• [Exercise description]: Omit all images. Transcribe the rest of the material below exactly.

==== Recorded information ====

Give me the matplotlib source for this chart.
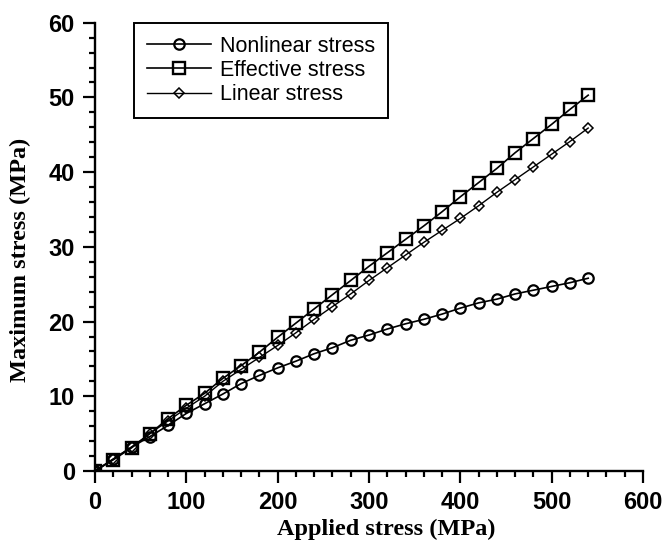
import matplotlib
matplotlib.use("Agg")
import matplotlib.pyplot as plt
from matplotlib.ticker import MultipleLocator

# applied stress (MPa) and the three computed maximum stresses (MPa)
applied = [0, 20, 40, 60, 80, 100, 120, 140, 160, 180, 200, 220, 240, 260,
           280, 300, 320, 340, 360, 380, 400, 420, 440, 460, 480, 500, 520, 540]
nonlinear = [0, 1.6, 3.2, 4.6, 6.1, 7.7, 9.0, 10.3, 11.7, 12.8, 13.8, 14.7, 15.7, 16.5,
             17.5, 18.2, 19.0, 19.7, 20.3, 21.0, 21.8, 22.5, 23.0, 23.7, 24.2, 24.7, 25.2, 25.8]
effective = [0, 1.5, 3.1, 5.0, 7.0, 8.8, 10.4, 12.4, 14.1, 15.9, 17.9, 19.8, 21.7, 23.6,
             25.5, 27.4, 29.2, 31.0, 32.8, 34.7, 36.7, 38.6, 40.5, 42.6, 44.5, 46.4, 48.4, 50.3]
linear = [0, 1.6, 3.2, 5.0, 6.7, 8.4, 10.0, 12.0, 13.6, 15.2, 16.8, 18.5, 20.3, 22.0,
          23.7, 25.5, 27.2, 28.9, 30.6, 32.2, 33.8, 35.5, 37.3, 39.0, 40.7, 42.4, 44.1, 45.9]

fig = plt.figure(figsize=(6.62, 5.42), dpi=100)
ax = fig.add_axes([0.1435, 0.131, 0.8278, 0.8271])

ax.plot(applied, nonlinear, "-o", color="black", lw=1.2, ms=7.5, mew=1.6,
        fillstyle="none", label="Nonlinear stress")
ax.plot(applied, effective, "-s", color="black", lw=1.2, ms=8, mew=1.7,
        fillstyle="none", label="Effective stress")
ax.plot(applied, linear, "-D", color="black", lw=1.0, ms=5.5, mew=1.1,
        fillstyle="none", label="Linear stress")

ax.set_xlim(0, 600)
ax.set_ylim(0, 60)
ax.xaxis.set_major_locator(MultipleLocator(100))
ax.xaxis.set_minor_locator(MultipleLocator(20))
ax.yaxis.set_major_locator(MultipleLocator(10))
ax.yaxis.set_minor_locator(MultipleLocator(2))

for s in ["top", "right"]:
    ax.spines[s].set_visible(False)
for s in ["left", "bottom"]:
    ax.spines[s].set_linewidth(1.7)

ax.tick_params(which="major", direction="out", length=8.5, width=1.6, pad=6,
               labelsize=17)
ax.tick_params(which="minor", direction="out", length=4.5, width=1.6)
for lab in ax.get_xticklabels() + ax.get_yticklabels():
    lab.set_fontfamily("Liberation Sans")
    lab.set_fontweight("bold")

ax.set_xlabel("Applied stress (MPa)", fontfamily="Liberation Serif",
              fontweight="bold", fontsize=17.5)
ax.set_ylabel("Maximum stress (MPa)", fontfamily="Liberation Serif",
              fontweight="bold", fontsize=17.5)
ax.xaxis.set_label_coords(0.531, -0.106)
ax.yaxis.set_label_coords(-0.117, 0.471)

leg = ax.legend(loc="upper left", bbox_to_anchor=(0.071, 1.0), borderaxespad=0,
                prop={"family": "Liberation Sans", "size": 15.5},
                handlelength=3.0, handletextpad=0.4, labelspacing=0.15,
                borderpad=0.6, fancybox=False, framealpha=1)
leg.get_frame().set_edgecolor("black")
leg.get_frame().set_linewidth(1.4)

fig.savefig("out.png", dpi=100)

====

• [Full output]:
Give me the matplotlib source for this chart.
import matplotlib
matplotlib.use("Agg")
import matplotlib.pyplot as plt
from matplotlib.ticker import MultipleLocator

# applied stress (MPa) and the three computed maximum stresses (MPa)
applied = [0, 20, 40, 60, 80, 100, 120, 140, 160, 180, 200, 220, 240, 260,
           280, 300, 320, 340, 360, 380, 400, 420, 440, 460, 480, 500, 520, 540]
nonlinear = [0, 1.6, 3.2, 4.6, 6.1, 7.7, 9.0, 10.3, 11.7, 12.8, 13.8, 14.7, 15.7, 16.5,
             17.5, 18.2, 19.0, 19.7, 20.3, 21.0, 21.8, 22.5, 23.0, 23.7, 24.2, 24.7, 25.2, 25.8]
effective = [0, 1.5, 3.1, 5.0, 7.0, 8.8, 10.4, 12.4, 14.1, 15.9, 17.9, 19.8, 21.7, 23.6,
             25.5, 27.4, 29.2, 31.0, 32.8, 34.7, 36.7, 38.6, 40.5, 42.6, 44.5, 46.4, 48.4, 50.3]
linear = [0, 1.6, 3.2, 5.0, 6.7, 8.4, 10.0, 12.0, 13.6, 15.2, 16.8, 18.5, 20.3, 22.0,
          23.7, 25.5, 27.2, 28.9, 30.6, 32.2, 33.8, 35.5, 37.3, 39.0, 40.7, 42.4, 44.1, 45.9]

fig = plt.figure(figsize=(6.62, 5.42), dpi=100)
ax = fig.add_axes([0.1435, 0.131, 0.8278, 0.8271])

ax.plot(applied, nonlinear, "-o", color="black", lw=1.2, ms=7.5, mew=1.6,
        fillstyle="none", label="Nonlinear stress")
ax.plot(applied, effective, "-s", color="black", lw=1.2, ms=8, mew=1.7,
        fillstyle="none", label="Effective stress")
ax.plot(applied, linear, "-D", color="black", lw=1.0, ms=5.5, mew=1.1,
        fillstyle="none", label="Linear stress")

ax.set_xlim(0, 600)
ax.set_ylim(0, 60)
ax.xaxis.set_major_locator(MultipleLocator(100))
ax.xaxis.set_minor_locator(MultipleLocator(20))
ax.yaxis.set_major_locator(MultipleLocator(10))
ax.yaxis.set_minor_locator(MultipleLocator(2))

for s in ["top", "right"]:
    ax.spines[s].set_visible(False)
for s in ["left", "bottom"]:
    ax.spines[s].set_linewidth(1.7)

ax.tick_params(which="major", direction="out", length=8.5, width=1.6, pad=6,
               labelsize=17)
ax.tick_params(which="minor", direction="out", length=4.5, width=1.6)
for lab in ax.get_xticklabels() + ax.get_yticklabels():
    lab.set_fontfamily("Liberation Sans")
    lab.set_fontweight("bold")

ax.set_xlabel("Applied stress (MPa)", fontfamily="Liberation Serif",
              fontweight="bold", fontsize=17.5)
ax.set_ylabel("Maximum stress (MPa)", fontfamily="Liberation Serif",
              fontweight="bold", fontsize=17.5)
ax.xaxis.set_label_coords(0.531, -0.106)
ax.yaxis.set_label_coords(-0.117, 0.471)

leg = ax.legend(loc="upper left", bbox_to_anchor=(0.071, 1.0), borderaxespad=0,
                prop={"family": "Liberation Sans", "size": 15.5},
                handlelength=3.0, handletextpad=0.4, labelspacing=0.15,
                borderpad=0.6, fancybox=False, framealpha=1)
leg.get_frame().set_edgecolor("black")
leg.get_frame().set_linewidth(1.4)

fig.savefig("out.png", dpi=100)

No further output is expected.